| Information shown |
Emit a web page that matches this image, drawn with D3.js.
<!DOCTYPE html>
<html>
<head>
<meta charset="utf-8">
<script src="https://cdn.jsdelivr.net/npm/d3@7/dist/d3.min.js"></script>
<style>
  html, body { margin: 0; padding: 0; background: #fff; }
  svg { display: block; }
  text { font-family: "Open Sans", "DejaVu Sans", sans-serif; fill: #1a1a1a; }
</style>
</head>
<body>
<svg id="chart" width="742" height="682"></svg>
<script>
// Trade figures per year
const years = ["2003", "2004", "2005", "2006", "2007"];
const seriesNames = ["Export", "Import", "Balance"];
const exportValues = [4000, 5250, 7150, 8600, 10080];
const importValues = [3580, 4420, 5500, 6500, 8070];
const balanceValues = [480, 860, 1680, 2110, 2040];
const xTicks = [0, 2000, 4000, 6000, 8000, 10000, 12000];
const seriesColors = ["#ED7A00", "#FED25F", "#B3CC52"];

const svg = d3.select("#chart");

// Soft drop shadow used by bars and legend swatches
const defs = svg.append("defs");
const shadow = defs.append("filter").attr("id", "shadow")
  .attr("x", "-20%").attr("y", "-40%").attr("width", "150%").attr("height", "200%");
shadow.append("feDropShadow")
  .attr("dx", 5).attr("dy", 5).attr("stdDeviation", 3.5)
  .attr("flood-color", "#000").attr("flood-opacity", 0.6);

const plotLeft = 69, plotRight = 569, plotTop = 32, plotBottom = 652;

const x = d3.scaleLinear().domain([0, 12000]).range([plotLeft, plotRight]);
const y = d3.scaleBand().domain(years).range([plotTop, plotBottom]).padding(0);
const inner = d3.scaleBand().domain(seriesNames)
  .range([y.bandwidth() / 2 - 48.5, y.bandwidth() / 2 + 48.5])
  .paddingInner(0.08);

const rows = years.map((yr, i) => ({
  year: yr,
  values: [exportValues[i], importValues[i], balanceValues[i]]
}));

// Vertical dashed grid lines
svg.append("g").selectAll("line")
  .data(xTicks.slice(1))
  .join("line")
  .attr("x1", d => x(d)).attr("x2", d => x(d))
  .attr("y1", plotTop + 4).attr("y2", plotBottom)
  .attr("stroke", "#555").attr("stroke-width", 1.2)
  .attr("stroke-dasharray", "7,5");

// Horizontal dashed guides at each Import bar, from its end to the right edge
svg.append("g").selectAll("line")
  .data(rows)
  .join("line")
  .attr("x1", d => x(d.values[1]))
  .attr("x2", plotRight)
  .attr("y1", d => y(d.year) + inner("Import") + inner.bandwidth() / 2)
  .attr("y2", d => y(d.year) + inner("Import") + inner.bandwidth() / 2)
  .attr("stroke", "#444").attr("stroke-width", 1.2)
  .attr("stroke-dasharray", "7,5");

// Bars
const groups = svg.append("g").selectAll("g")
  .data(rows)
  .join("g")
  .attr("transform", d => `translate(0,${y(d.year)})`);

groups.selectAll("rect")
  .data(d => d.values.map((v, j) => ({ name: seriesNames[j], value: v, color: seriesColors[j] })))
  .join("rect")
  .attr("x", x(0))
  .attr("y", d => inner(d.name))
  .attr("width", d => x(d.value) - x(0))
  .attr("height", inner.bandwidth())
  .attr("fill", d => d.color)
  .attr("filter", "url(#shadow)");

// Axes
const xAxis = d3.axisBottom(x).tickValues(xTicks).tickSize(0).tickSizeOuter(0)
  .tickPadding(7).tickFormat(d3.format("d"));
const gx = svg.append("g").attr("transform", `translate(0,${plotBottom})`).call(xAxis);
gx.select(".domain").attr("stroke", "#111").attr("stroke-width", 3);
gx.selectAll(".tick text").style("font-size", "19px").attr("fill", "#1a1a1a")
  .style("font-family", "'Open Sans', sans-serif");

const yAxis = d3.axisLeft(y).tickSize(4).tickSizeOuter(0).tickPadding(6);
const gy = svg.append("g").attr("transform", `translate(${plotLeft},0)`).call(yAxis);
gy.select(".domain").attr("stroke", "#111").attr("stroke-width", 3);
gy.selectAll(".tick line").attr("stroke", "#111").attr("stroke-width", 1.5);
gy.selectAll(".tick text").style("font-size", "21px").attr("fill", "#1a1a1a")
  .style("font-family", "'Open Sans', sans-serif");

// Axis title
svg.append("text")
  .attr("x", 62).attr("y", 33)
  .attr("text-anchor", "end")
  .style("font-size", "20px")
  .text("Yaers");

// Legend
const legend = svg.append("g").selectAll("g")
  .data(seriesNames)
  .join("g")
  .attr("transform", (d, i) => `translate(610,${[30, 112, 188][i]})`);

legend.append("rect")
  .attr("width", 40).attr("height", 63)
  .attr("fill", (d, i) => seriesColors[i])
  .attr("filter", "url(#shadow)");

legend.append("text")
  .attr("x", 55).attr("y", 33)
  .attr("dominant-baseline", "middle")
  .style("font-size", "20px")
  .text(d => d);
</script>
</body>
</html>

| Exercise goal |
Quote the data above verbatim from its first line to the line that includes "const plotLeft = 69, plotRight", with both boundary lines retained.

| The result |
Emit a web page that matches this image, drawn with D3.js.
<!DOCTYPE html>
<html>
<head>
<meta charset="utf-8">
<script src="https://cdn.jsdelivr.net/npm/d3@7/dist/d3.min.js"></script>
<style>
  html, body { margin: 0; padding: 0; background: #fff; }
  svg { display: block; }
  text { font-family: "Open Sans", "DejaVu Sans", sans-serif; fill: #1a1a1a; }
</style>
</head>
<body>
<svg id="chart" width="742" height="682"></svg>
<script>
// Trade figures per year
const years = ["2003", "2004", "2005", "2006", "2007"];
const seriesNames = ["Export", "Import", "Balance"];
const exportValues = [4000, 5250, 7150, 8600, 10080];
const importValues = [3580, 4420, 5500, 6500, 8070];
const balanceValues = [480, 860, 1680, 2110, 2040];
const xTicks = [0, 2000, 4000, 6000, 8000, 10000, 12000];
const seriesColors = ["#ED7A00", "#FED25F", "#B3CC52"];

const svg = d3.select("#chart");

// Soft drop shadow used by bars and legend swatches
const defs = svg.append("defs");
const shadow = defs.append("filter").attr("id", "shadow")
  .attr("x", "-20%").attr("y", "-40%").attr("width", "150%").attr("height", "200%");
shadow.append("feDropShadow")
  .attr("dx", 5).attr("dy", 5).attr("stdDeviation", 3.5)
  .attr("flood-color", "#000").attr("flood-opacity", 0.6);

const plotLeft = 69, plotRight = 569, plotTop = 32, plotBottom = 652;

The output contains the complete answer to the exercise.